**Aim of the exercise:** Starting with the first line of the data below, copy each line up to and including the one containing "yticks = [0, 5, 10, 15, 20, 25, 30, 35]". Pictures stay out.
== Given records ==
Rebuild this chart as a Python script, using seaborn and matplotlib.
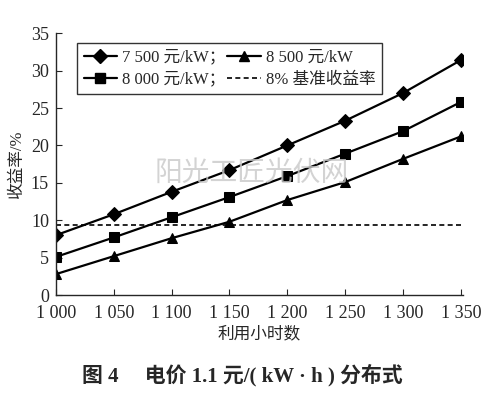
import numpy as np
import pandas as pd
import matplotlib
matplotlib.use("Agg")
import matplotlib.pyplot as plt
import seaborn as sns
from matplotlib.lines import Line2D

hours = [1000, 1050, 1100, 1150, 1200, 1250, 1300, 1350]
rate_7500 = [8.0, 10.8, 13.8, 16.7, 20.0, 23.3, 27.0, 31.4]
rate_8000 = [5.1, 7.7, 10.4, 13.1, 15.9, 18.9, 21.9, 25.8]
rate_8500 = [2.8, 5.2, 7.6, 9.8, 12.7, 15.1, 18.2, 21.2]
benchmark = 9.3

labels = ["7 500 元/kW；", "8 000 元/kW；", "8 500 元/kW", "8% 基准收益率"]
xticks = [1000, 1050, 1100, 1150, 1200, 1250, 1300, 1350]
xtick_labels = ["1 000", "1 050", "1 100", "1 150", "1 200", "1 250", "1 300", "1 350"]
yticks = [0, 5, 10, 15, 20, 25, 30, 35]

sns.set_style("ticks")
plt.rcParams['font.family'] = ['Liberation Serif', 'Noto Sans CJK SC']
plt.rcParams['axes.unicode_minus'] = False

df = pd.DataFrame({
    "hours": hours * 3,
    "rate": rate_7500 + rate_8000 + rate_8500,
    "series": [labels[0]] * 8 + [labels[1]] * 8 + [labels[2]] * 8,
})

fig = plt.figure(figsize=(5.04, 3.95), dpi=100)
ax = fig.add_axes([0.111, 0.253, 0.808, 0.663])

sns.lineplot(data=df, x="hours", y="rate", hue="series", style="series",
             palette=["black"] * 3, dashes=False,
             markers={labels[0]: "D", labels[1]: "s", labels[2]: "^"},
             markersize=7, linewidth=1.6, markeredgecolor="black",
             ax=ax, legend=False)
ax.plot([hours[0], hours[-1]], [benchmark, benchmark], color="black",
        linestyle=(0, (3, 2)), linewidth=1.2)

ax.set_xlim(1000, 1352)
ax.set_ylim(0, 35)
ax.set_xticks(xticks)
ax.set_xticklabels(xtick_labels, fontsize=13)
ax.set_yticks(yticks)
ax.set_yticklabels([str(v) for v in yticks], fontsize=13)
ax.tick_params(direction="in", length=4, width=0.8)
ax.tick_params(axis="x", pad=7)
ax.tick_params(axis="y", pad=5)
for s in ["top", "right"]:
    ax.spines[s].set_visible(False)
for s in ["left", "bottom"]:
    ax.spines[s].set_linewidth(1.0)

ax.set_xlabel("利用小时数", fontsize=12, labelpad=3)
ax.set_ylabel("收益率/%", fontsize=12, labelpad=4)

handles = [
    Line2D([], [], color="black", marker="D", markersize=7, linewidth=1.6),
    Line2D([], [], color="black", marker="s", markersize=7, linewidth=1.6),
    Line2D([], [], color="black", marker="^", markersize=7, linewidth=1.6),
    Line2D([], [], color="black", linestyle=(0, (3, 2)), linewidth=1.2),
]
leg = ax.legend(handles, labels, ncol=2, loc="upper left",
                bbox_to_anchor=(0.052, 0.962), borderaxespad=0,
                fontsize=12, frameon=True,
                fancybox=False, edgecolor="black", handlelength=2.0,
                handletextpad=0.3, columnspacing=0.1, labelspacing=0.35,
                borderpad=0.4)
leg.get_frame().set_linewidth(1.0)

fig.text(0.50, 0.562, "阳光工匠光伏网", fontsize=20, color="#c8c8c8",
         ha="center", va="center", family=["Noto Sans CJK SC"], alpha=0.8)

fig.text(0.48, 0.05, "图 4     电价 1.1 元/( kW · h ) 分布式", fontsize=15,
         fontweight="bold", ha="center", va="center")

fig.savefig("out.png", dpi=100)
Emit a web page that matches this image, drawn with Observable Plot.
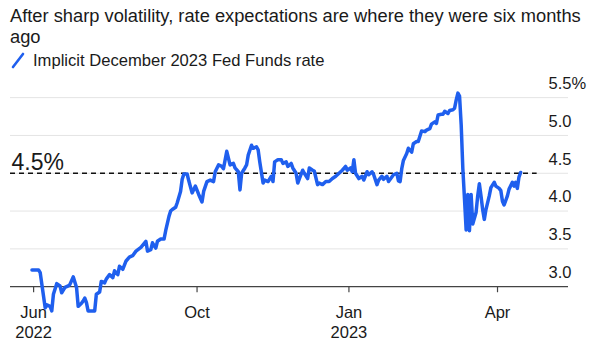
<!DOCTYPE html>
<html><head><meta charset="utf-8">
<script src="https://cdn.jsdelivr.net/npm/d3@7"></script>
<script src="https://cdn.jsdelivr.net/npm/@observablehq/plot@0.6"></script>
<style>
body{margin:0;background:#fff;font-family:"Liberation Sans",Arial,Helvetica,sans-serif;color:#1a1a1a;width:596px;height:347px;overflow:hidden}
#title{font-size:18.3px;line-height:21px;padding:5px 0 0 10px;height:42px}
#legend{height:21px;font-size:16.6px;display:flex;align-items:center;padding-left:11px;position:relative;top:3px}
#chart svg{display:block}
</style></head><body>
<div id="title">After sharp volatility, rate expectations are where they were six months<br>ago</div>
<div id="legend"><svg width="14" height="17"><line x1="2" y1="15" x2="12" y2="2" stroke="#1f5fee" stroke-width="2.6" stroke-linecap="round"/></svg><span style="margin-left:8px">Implicit December 2023 Fed Funds rate</span></div>
<div id="chart"></div>
<script>
const dates = ["2022-06-23","2022-06-27","2022-06-28","2022-07-01","2022-07-02","2022-07-04","2022-07-05","2022-07-06","2022-07-08","2022-07-10","2022-07-11","2022-07-13","2022-07-15","2022-07-16","2022-07-18","2022-07-20","2022-07-21","2022-07-23","2022-07-24","2022-07-25","2022-07-26","2022-07-27","2022-07-31","2022-08-01","2022-08-03","2022-08-04","2022-08-06","2022-08-07","2022-08-09","2022-08-11","2022-08-12","2022-08-14","2022-08-15","2022-08-17","2022-08-19","2022-08-21","2022-08-23","2022-08-25","2022-08-28","2022-08-31","2022-09-01","2022-09-03","2022-09-04","2022-09-06","2022-09-07","2022-09-09","2022-09-11","2022-09-12","2022-09-14","2022-09-15","2022-09-16","2022-09-18","2022-09-19","2022-09-21","2022-09-22","2022-09-23","2022-09-25","2022-09-26","2022-09-28","2022-09-30","2022-10-02","2022-10-04","2022-10-05","2022-10-07","2022-10-09","2022-10-11","2022-10-12","2022-10-14","2022-10-16","2022-10-17","2022-10-19","2022-10-21","2022-10-23","2022-10-24","2022-10-26","2022-10-27","2022-10-28","2022-10-30","2022-10-31","2022-11-01","2022-11-03","2022-11-04","2022-11-06","2022-11-07","2022-11-08","2022-11-10","2022-11-11","2022-11-13","2022-11-15","2022-11-16","2022-11-17","2022-11-19","2022-11-21","2022-11-22","2022-11-24","2022-11-25","2022-11-27","2022-11-28","2022-11-30","2022-12-01","2022-12-02","2022-12-04","2022-12-05","2022-12-07","2022-12-08","2022-12-10","2022-12-11","2022-12-13","2022-12-14","2022-12-16","2022-12-18","2022-12-20","2022-12-22","2022-12-24","2022-12-26","2022-12-28","2022-12-30","2022-12-31","2023-01-02","2023-01-03","2023-01-04","2023-01-05","2023-01-07","2023-01-09","2023-01-10","2023-01-12","2023-01-13","2023-01-15","2023-01-16","2023-01-18","2023-01-19","2023-01-21","2023-01-22","2023-01-24","2023-01-25","2023-01-27","2023-01-28","2023-01-30","2023-01-31","2023-02-01","2023-02-02","2023-02-03","2023-02-05","2023-02-06","2023-02-08","2023-02-09","2023-02-11","2023-02-12","2023-02-14","2023-02-16","2023-02-17","2023-02-19","2023-02-20","2023-02-22","2023-02-23","2023-02-24","2023-02-26","2023-02-27","2023-02-28","2023-03-02","2023-03-03","2023-03-05","2023-03-06","2023-03-07","2023-03-08","2023-03-09","2023-03-10","2023-03-11","2023-03-12","2023-03-13","2023-03-14","2023-03-15","2023-03-16","2023-03-17","2023-03-19","2023-03-20","2023-03-21","2023-03-22","2023-03-23","2023-03-24","2023-03-25","2023-03-27","2023-03-28","2023-03-30","2023-03-31","2023-04-02","2023-04-03","2023-04-04","2023-04-05","2023-04-07","2023-04-08","2023-04-10","2023-04-11","2023-04-12","2023-04-13","2023-04-14","2023-04-15"];
const rates = [3.22,3.22,3.185,2.72,2.76,2.74,2.68,2.90,3.04,3.01,2.92,2.99,3.01,3.03,3.13,2.99,2.74,2.78,2.81,2.85,2.79,2.68,2.68,2.90,2.93,3.07,3.05,3.10,3.16,3.12,3.21,3.16,3.27,3.23,3.34,3.39,3.41,3.47,3.52,3.60,3.47,3.49,3.58,3.51,3.60,3.63,3.63,3.74,3.93,4.00,4.02,4.05,4.11,4.26,4.42,4.49,4.49,4.40,4.24,4.33,4.22,4.12,4.26,4.39,4.41,4.39,4.52,4.61,4.59,4.56,4.79,4.61,4.63,4.57,4.52,4.28,4.50,4.57,4.61,4.74,4.87,4.83,4.85,4.81,4.65,4.37,4.41,4.39,4.46,4.39,4.65,4.68,4.68,4.63,4.65,4.59,4.63,4.57,4.50,4.37,4.43,4.54,4.50,4.43,4.57,4.54,4.53,4.35,4.37,4.35,4.39,4.39,4.43,4.46,4.50,4.54,4.59,4.54,4.57,4.52,4.68,4.50,4.43,4.46,4.41,4.52,4.48,4.52,4.48,4.35,4.41,4.46,4.42,4.46,4.39,4.45,4.48,4.50,4.40,4.39,4.56,4.67,4.76,4.83,4.78,4.89,4.92,4.92,5.06,5.05,5.07,5.09,5.15,5.18,5.16,5.27,5.28,5.28,5.32,5.29,5.33,5.34,5.36,5.47,5.56,5.52,5.14,4.56,4.16,3.75,4.22,3.74,4.22,3.83,3.98,4.20,4.36,4.20,4.02,3.89,4.02,4.20,4.31,4.38,4.33,4.30,4.27,4.13,4.08,4.20,4.29,4.38,4.33,4.38,4.30,4.45,4.51];

const xDomain = ["2022-06-10","2023-05-14"];
const xTickDates = ["2022-06-24","2022-10-01","2023-01-01","2023-04-01"];
const xTickLabels = ["Jun\n2022","Oct","Jan\n2023","Apr"];
const yDomain = [2.5, 5.7];
const yTickValues = [3, 3.5, 4, 4.5, 5, 5.5];
const yTickLabels = ["3.0","3.5","4.0","4.5","5.0","5.5%"];
const gridValues = [3.5, 4, 4.5, 5, 5.5];
const baseValue = 3;
const refValue = 4.5;
const refLabel = "4.5%";
const refSpan = ["2022-06-10","2023-04-25"];

const parse = d3.utcParse("%Y-%m-%d");
const data = dates.map((d, i) => ({date: parse(d), rate: rates[i]}));
const font = '"Liberation Sans", Arial, Helvetica, sans-serif';

const chart = Plot.plot({
  width: 596, height: 279,
  marginLeft: 10, marginRight: 28, marginTop: 14, marginBottom: 23,
  x: {type: "utc", domain: xDomain.map(parse), axis: null},
  y: {domain: yDomain, axis: null},
  style: {fontFamily: font, fontSize: "16px", color: "#1a1a1a", background: "#fff", overflow: "visible"},
  marks: [
    Plot.ruleY(gridValues, {stroke: "#e4e4e4", strokeWidth: 1}),
    Plot.ruleY([refValue], {x1: () => parse(refSpan[0]), x2: () => parse(refSpan[1]), stroke: "#111", strokeDasharray: "5,4", strokeWidth: 1.5}),
    Plot.ruleY([baseValue], {stroke: "#444", strokeWidth: 1.2}),
    Plot.ruleX(xTickDates, {x: d => parse(d), y1: 3, y2: 2.92, stroke: "#444", strokeWidth: 1.2}),
    Plot.text(xTickDates, {x: d => parse(d), y: 3, text: (d, i) => xTickLabels[i], dy: 17, lineAnchor: "top", lineHeight: 1.2, fontSize: 16.5, fill: "#1a1a1a"}),
    Plot.text(yTickValues, {x: () => parse(xDomain[1]), y: d => d, text: (d, i) => yTickLabels[i], textAnchor: "start", dx: -20, dy: -14, fontSize: 16.5, fill: "#1a1a1a"}),
    Plot.text([refLabel], {x: () => parse(xDomain[0]), y: refValue, text: d => d, textAnchor: "start", lineAnchor: "bottom", dx: 1, dy: -3, fontSize: 23, fill: "#1a1a1a"}),
    Plot.line(data, {x: "date", y: "rate", stroke: "#1f5fee", strokeWidth: 3.5, strokeLinejoin: "round", strokeLinecap: "round"})
  ]
});
document.getElementById("chart").appendChild(chart);
</script>
</body></html>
===
**Exercise response:**
Rebuild this chart as a Python script, using seaborn and matplotlib.
import numpy as np
import pandas as pd
import matplotlib
matplotlib.use("Agg")
import matplotlib.pyplot as plt
import seaborn as sns
from matplotlib.lines import Line2D

hours = [1000, 1050, 1100, 1150, 1200, 1250, 1300, 1350]
rate_7500 = [8.0, 10.8, 13.8, 16.7, 20.0, 23.3, 27.0, 31.4]
rate_8000 = [5.1, 7.7, 10.4, 13.1, 15.9, 18.9, 21.9, 25.8]
rate_8500 = [2.8, 5.2, 7.6, 9.8, 12.7, 15.1, 18.2, 21.2]
benchmark = 9.3

labels = ["7 500 元/kW；", "8 000 元/kW；", "8 500 元/kW", "8% 基准收益率"]
xticks = [1000, 1050, 1100, 1150, 1200, 1250, 1300, 1350]
xtick_labels = ["1 000", "1 050", "1 100", "1 150", "1 200", "1 250", "1 300", "1 350"]
yticks = [0, 5, 10, 15, 20, 25, 30, 35]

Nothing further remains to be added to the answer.